Thursday, May 17, 2012

Summer is a Time for Optimism


I was excited when Matt invited me to be a part of Modern Medieval, and I promptly promised myself to write weekly posts…back in February.  And here we are, mid-May, and I am just now putting up my first post.  Of course, in making plans and failing to meet them I join a very fine and long academic tradition of optimism, denial/delusion, and overworking. I decided to start off my first post with this wee-bit of self-flagellation (another thing some Academics are good at), though, because I want to focus for a moment on the first term in the little trio I listed: optimism. 

The beginning of summer is a time to be optimistic. For many of us, the semester is over and we now have time, time, to do some real work. I’m also at a moment in my career that, theoretically, could engender optimism. As Matt noted many moons ago when he introduced me, I have just started a Postdoctoral position at Tulane.  I feel immensely fortunate to have this position, especially given the realities of the job market, and I feel even more fortunate that, for the first time in several years, I do not need to do summer teaching (on top of other odd academic jobs) in order to pay my rent.  I often love the intensity of summer courses, but as I’ve found, they can leave little time and energy for researching and writing.

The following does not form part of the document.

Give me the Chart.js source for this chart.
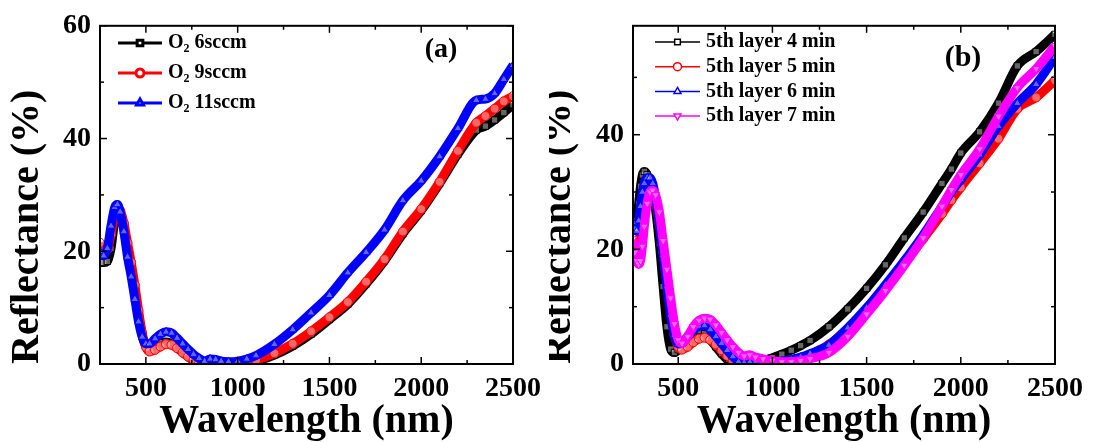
<!DOCTYPE html>
<html lang="en">
<head>
  <meta charset="UTF-8">
  <title>Reflectance</title>
  <script src="https://cdn.jsdelivr.net/npm/chart.js"></script>
  <style>
    body { margin: 0; background: #fff; }
    .panel { position: absolute; top: 0; width: 549px; height: 442px; }
  </style>
</head>
<body>
  <div class="panel" style="left:0"><canvas id="chartA"></canvas></div>
  <div class="panel" style="left:549px"><canvas id="chartB"></canvas></div>

  <script>
    // ---- panel (a) ----
    const wavelengthA = [250, 270, 290, 310, 330, 345, 360, 380, 400, 420, 440, 460, 480, 500, 520, 550, 580, 610, 640, 670,
      700, 730, 760, 790, 820, 850, 880, 910, 950, 1000, 1050, 1100, 1200, 1300, 1400, 1500, 1600, 1700, 1800, 1900,
      2000, 2100, 2200, 2300, 2350, 2400, 2450, 2500];
    const o2_6 = [18.0, 18.0, 18.2, 20.5, 25.3, 27.0, 26.5, 24.0, 20.5, 17.0, 13.0, 8.8, 5.0, 3.2, 3.0, 3.4, 3.8, 3.9, 3.6, 2.9,
      2.1, 1.3, 0.6, 0.2, 0.0, 0.0, 0.0, 0.0, 0.0, 0.0, 0.2, 0.5, 1.6, 3.2, 5.3, 7.9, 10.6, 14.2, 18.3, 23.1,
      27.2, 32.0, 37.2, 41.5, 42.2, 43.3, 44.6, 46.0];
    const o2_9 = [21.5, 20.0, 20.3, 23.0, 26.3, 27.3, 27.2, 25.0, 21.5, 18.0, 14.0, 9.5, 5.5, 3.0, 2.2, 2.5, 3.1, 3.5, 3.4, 2.8,
      2.0, 1.3, 0.7, 0.2, 0.0, 0.0, 0.0, 0.0, 0.0, 0.1, 0.3, 0.7, 1.9, 3.6, 5.8, 8.3, 11.0, 14.6, 18.6, 23.5,
      27.5, 32.3, 37.8, 42.8, 44.0, 45.3, 46.6, 47.5];
    const o2_11 = [20.0, 19.2, 20.5, 24.5, 27.8, 28.3, 27.0, 23.5, 19.0, 15.5, 11.5, 7.5, 4.8, 3.6, 3.6, 4.5, 5.3, 5.7, 5.5, 4.6,
      3.6, 2.6, 1.7, 1.0, 0.5, 0.9, 0.8, 0.5, 0.4, 0.5, 0.9, 1.5, 3.5, 6.1, 9.1, 12.2, 16.2, 19.8, 23.8, 29.0,
      32.5, 36.8, 41.8, 46.8, 47.0, 48.0, 50.5, 53.0];
    const labelsA = ['O₂ 6sccm', 'O₂ 9sccm', 'O₂ 11sccm'];

    // ---- panel (b) ----
    const wavelengthB = [260, 270, 280, 290, 300, 310, 320, 335, 350, 365, 380, 400, 420, 440, 460, 480, 500, 520, 550, 580,
      610, 640, 670, 700, 730, 760, 790, 820, 850, 880, 910, 950, 1000, 1050, 1100, 1150, 1200, 1300, 1400, 1500,
      1600, 1700, 1800, 1900, 1950, 2000, 2100, 2200, 2300, 2400, 2500];
    const layer4 = [25.0, 23.5, 24.5, 28.0, 31.0, 33.0, 33.6, 33.0, 31.0, 29.0, 26.8, 21.0, 13.5, 6.5, 2.6, 2.0, 2.5, 3.5, 4.8, 5.6,
      5.8, 5.3, 4.2, 3.0, 1.8, 0.8, 0.2, 0.0, 0.0, 0.1, 0.3, 0.6, 1.1, 1.7, 2.4, 3.2, 4.1, 6.5, 9.6, 13.2,
      17.3, 22.0, 26.5, 31.5, 34.0, 36.8, 40.5, 45.5, 52.0, 54.5, 57.5];
    const layer5 = [19.5, 18.5, 18.5, 20.5, 23.5, 26.5, 28.5, 30.0, 30.0, 29.5, 28.0, 24.5, 19.5, 14.0, 9.0, 5.0, 3.0, 2.5, 3.0, 3.8,
      4.4, 4.6, 4.2, 3.4, 2.4, 1.4, 0.6, 0.1, 0.0, 0.0, 0.0, 0.0, 0.1, 0.3, 0.6, 1.0, 1.6, 3.4, 6.2, 9.5,
      13.4, 17.5, 21.8, 26.2, 28.6, 30.8, 35.0, 39.3, 44.5, 46.5, 49.5];
    const layer6 = [24.7, 23.5, 23.2, 25.0, 27.5, 30.0, 31.5, 32.5, 32.5, 31.5, 29.0, 24.5, 19.0, 13.5, 8.5, 5.0, 3.5, 3.6, 4.8, 5.9,
      6.6, 6.7, 6.0, 4.8, 3.6, 2.4, 1.3, 0.4, 0.2, 0.3, 0.3, 0.2, 0.3, 0.5, 0.8, 1.2, 1.8, 3.3, 6.3, 9.8,
      13.8, 18.0, 22.5, 27.5, 30.0, 32.2, 36.5, 41.5, 45.5, 48.8, 53.5];
    const layer7 = [21.8, 19.5, 18.0, 17.4, 18.0, 20.5, 24.0, 28.0, 30.0, 30.3, 29.5, 26.5, 21.5, 16.5, 11.5, 7.0, 4.2, 3.6, 4.8, 6.5,
      7.6, 8.0, 7.8, 6.8, 5.5, 4.2, 3.0, 2.0, 1.4, 1.6, 1.2, 0.9, 0.6, 0.4, 0.4, 0.6, 0.9, 2.0, 4.8, 8.7,
      12.8, 17.2, 22.0, 27.5, 30.4, 33.0, 37.5, 43.2, 48.2, 51.5, 55.5];
    const labelsB = ['5th layer 4 min', '5th layer 5 min', '5th layer 6 min', '5th layer 7 min'];

    // ---- axes ----
    const xTicks = [500, 1000, 1500, 2000, 2500];
    const xMinor = [750, 1250, 1750, 2250];
    const yTicksA = [0, 20, 40, 60];
    const yTicksB = [0, 20, 40];
    const yMinor = [10, 30, 50];

    const FONT = '"Liberation Serif", "Times New Roman", serif';

    // ramka, wewnętrzne znaczniki, legenda i podpis panelu
    const decor = {
      id: 'decor',
      afterDatasetsDraw(chart, args, o) {
        const {ctx, chartArea: a, scales: {x, y}} = chart;
        ctx.save();
        ctx.strokeStyle = '#000';
        ctx.lineWidth = 2;
        ctx.strokeRect(a.left, a.top, a.right - a.left, a.bottom - a.top);
        ctx.lineWidth = 1.5;
        const line = (x1, y1, x2, y2) => { ctx.beginPath(); ctx.moveTo(x1, y1); ctx.lineTo(x2, y2); ctx.stroke(); };
        const xt = (v, len) => { const p = x.getPixelForValue(v); line(p, a.bottom, p, a.bottom - len); line(p, a.top, p, a.top + len); };
        const yt = (v, len) => { const p = y.getPixelForValue(v); line(a.left, p, a.left + len, p); line(a.right, p, a.right - len, p); };
        xTicks.forEach(v => xt(v, 7));
        xMinor.forEach(v => xt(v, 4));
        o.yTicks.forEach(v => yt(v, 7));
        yMinor.forEach(v => { if (v < y.max) yt(v, 4); });

        // legenda
        ctx.textBaseline = 'middle';
        chart.data.datasets.forEach((ds, i) => {
          const ry = o.legend.y + i * o.legend.gap;
          ctx.strokeStyle = ds.borderColor;
          ctx.lineWidth = o.legend.lineWidth;
          line(o.legend.x0, ry, o.legend.x1, ry);
          ctx.fillStyle = '#fff';
          Chart.helpers.drawPoint(ctx, {pointStyle: ds.pointStyle, radius: 4, rotation: ds.pointRotation || 0, borderWidth: 1.3},
            (o.legend.x0 + o.legend.x1) / 2, ry);
          ctx.fillStyle = '#000';
          drawLabel(ctx, ds.label, o.legend.tx, ry, 20);
        });

        ctx.font = `bold ${o.tag.size}px ${FONT}`;
        ctx.textAlign = 'center';
        ctx.fillText(o.tag.text, o.tag.x, o.tag.y);
        ctx.restore();
      }
    };

    function drawLabel(ctx, text, x, y, size) {
      ctx.textAlign = 'left';
      const parts = text.split('₂');
      ctx.font = `bold ${size}px ${FONT}`;
      if (parts.length === 1) { ctx.fillText(text, x, y); return; }
      ctx.fillText(parts[0], x, y);
      x += ctx.measureText(parts[0]).width;
      ctx.font = `bold ${Math.round(size * 0.6)}px ${FONT}`;
      ctx.fillText('2', x, y + size * 0.3);
      x += ctx.measureText('2').width;
      ctx.font = `bold ${size}px ${FONT}`;
      ctx.fillText(parts[1], x, y);
    }

    function series(label, wl, vals, color, style, order, rot) {
      return {
        label: label,
        data: wl.map((w, i) => ({x: w, y: vals[i]})),
        borderColor: color,
        borderWidth: 9,
        cubicInterpolationMode: 'monotone',
        pointStyle: style,
        pointRotation: rot || 0,
        pointRadius: 4.5,
        pointBorderWidth: 1,
        pointBorderColor: color,
        pointBackgroundColor: 'rgba(255,255,255,0.4)',
        clip: 0,
        order: order
      };
    }

    function makeChart(id, c) {
      return new Chart(document.getElementById(id), {
        type: 'line',
        data: { datasets: c.datasets },
        options: {
          responsive: true,
          maintainAspectRatio: false,
          animation: false,
          layout: { padding: c.padding },
          plugins: {
            legend: { display: false },
            tooltip: { enabled: false },
            decor: c.decor
          },
          scales: {
            x: {
              type: 'linear', min: c.xMin, max: 2500,
              afterBuildTicks: s => { s.ticks = xTicks.map(v => ({value: v})); },
              afterFit: s => { s.height = 78; },
              grid: { display: false, drawTicks: false },
              border: { display: false },
              ticks: { color: '#000', font: { family: FONT, size: 28, weight: 'bold' }, padding: 8, maxRotation: 0, autoSkip: false,
                callback: (v) => String(v) },
              title: { display: true, text: 'Wavelength (nm)', color: '#000',
                font: { family: FONT, size: 40, weight: 'bold', lineHeight: 0.5 }, padding: { top: 0, bottom: 10 } }
            },
            y: {
              min: 0, max: c.yMax,
              afterBuildTicks: s => { s.ticks = c.yTicks.map(v => ({value: v})); },
              afterFit: s => { s.width = c.yWidth; },
              grid: { display: false, drawTicks: false },
              border: { display: false },
              ticks: { color: '#000', font: { family: FONT, size: 28, weight: 'bold' }, padding: 9,
                callback: (v) => String(v) },
              title: { display: true, text: 'Reflectance (%)', color: '#000', align: 'start',
                font: { family: FONT, size: 40, weight: 'bold', lineHeight: 0.5 }, padding: { top: c.yTitlePad, bottom: 0 } }
            }
          }
        },
        plugins: [decor]
      });
    }

    makeChart('chartA', {
      xMin: 250, yMax: 60, yTicks: yTicksA, yWidth: 100, yTitlePad: 18,
      padding: { left: 0, right: 35, top: 21, bottom: 0 },
      datasets: [
        series(labelsA[0], wavelengthA, o2_6, '#000000', 'rect', 3),
        series(labelsA[1], wavelengthA, o2_9, '#ff0000', 'circle', 2),
        series(labelsA[2], wavelengthA, o2_11, '#0000ff', 'triangle', 1)
      ],
      decor: {
        yTicks: yTicksA,
        legend: { x0: 118, x1: 162, tx: 168, y: 43, gap: 30, lineWidth: 3 },
        tag: { text: '(a)', x: 441, y: 50, size: 28 }
      }
    });

    makeChart('chartB', {
      xMin: 260, yMax: 59, yTicks: yTicksB, yWidth: 84, yTitlePad: 1,
      padding: { left: 0, right: 43, top: 21, bottom: 0 },
      datasets: [
        series(labelsB[0], wavelengthB, layer4, '#000000', 'rect', 4),
        series(labelsB[1], wavelengthB, layer5, '#ff0000', 'circle', 3),
        series(labelsB[2], wavelengthB, layer6, '#0000ff', 'triangle', 2),
        series(labelsB[3], wavelengthB, layer7, '#ff00ff', 'triangle', 1, 180)
      ],
      decor: {
        yTicks: yTicksB,
        legend: { x0: 106, x1: 151, tx: 157, y: 42, gap: 24.7, lineWidth: 1.5 },
        tag: { text: '(b)', x: 414, y: 58, size: 30 }
      }
    });
  </script>
</body>
</html>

With such a novel summer in front of me, I was really struck by Jenn Jordan’s “Summertime and the Living is Moderately Easy”.  At the end of her post she asks: “Whether graduate student, adjunct, post-doc or tenure-track professor, how do you like to spend your summers?  How do you balance the need to recuperate from the school year while also developing your ideas and pushing your work forward?” For me, the real tension is between my initial optimism—a summer full of potential—and the pressing realities of the need to recover, of travel obligations, and of the need to do all the things I ignored during the semester. Glorious summer can quickly turn into discontent (groan, I know) as the optimism I began it with quickly gets buried by so much reality.

I don’t, yet, have much of an answer for Jenn since I’m still new to this, and so I need to figure it out.  For now, I want to try to hold onto my optimism for a bit longer than I typically have done.  By this I don’t mean any sort of self-help actualizing business, but rather I’m trying to rethink how I orient myself toward the temporality of “summer”, and toward academic work in general. During grad school, my sense of time was ultimately teleological (and perhaps apocalyptic).  The goal of the dissertation subordinated everything to itself—every piece of work I did should form into a chapter, and finally, a finished dissertation that is defended at a specific point in time. This mindset bred a utilitarian approach to my work, and I constantly had the telos of the finished dissertation propelling me forward. I was like a Joseph Campbell hero (but not really) with a defined quest, including many interlocked subquests, which needed to be achieved.

At this stage of my career, or at least for the summer, I want to replace this sort of monomythic temporality with one inspired more by aventure.  Like a knight-errant (and surely making many errors and wanderings along the way), I want to see where the summer takes me.  I want to experience the temporality of this summer as something more open-ended and full of potential, and not impose upon myself a strict set of teleological goals.  (As I write this, I am tempted to make some connections to the many conversations surrounding the dissertation and the monograph—are they still the rightful endpoints of scholarly work or are they archaic and limiting? I’ll leave that for another blog post, or more likely, leave it to others.)  Right now, I am feeling the need to be intellectually peripatetic, at least for a while.  I want to be on the move—I just don’t know exactly yet where I’m going.

The trick will be to make this into a productive venture, and not let it be an excuse to meander.  And, of course, I cannot (nor would I want to) avoid the discrete goals with specific limits and deadlines that I have already laid out.  Here are the tasks I want to accomplish this summer:
  • I want to send off a revised chapter of my dissertation as a journal article (on St. Erkenwald, the pagan judge’s missing name, and the making and unmaking of history)
  • I am giving a paper at NCS in July on Sir Gawain and the Green Knight as part of a panel on the Neighbor.
These are my two main, definable goals for the summer, and I expect to be blogging about both in the coming weeks and months.  At the moment, though, I am trying to be open to where these two projects will take me.  I want to treat them as way-points or beginnings, not final destinations.  Will the NCS paper turn into an article? Or be a cornerstone of my first book? Will the Erkenwald article be part of that first book project or will I treat it as the last hurrah of the dissertation?

I’m trying to be ok with not knowing for now. In this way I hope to remain optimistic.


1 comment:

Eileen Joy said...

Well, I can tell you that "postmedieval" would like to see that Sir Erkenwald essay, and also: it will be great to see you at the NCS meeting in Portland.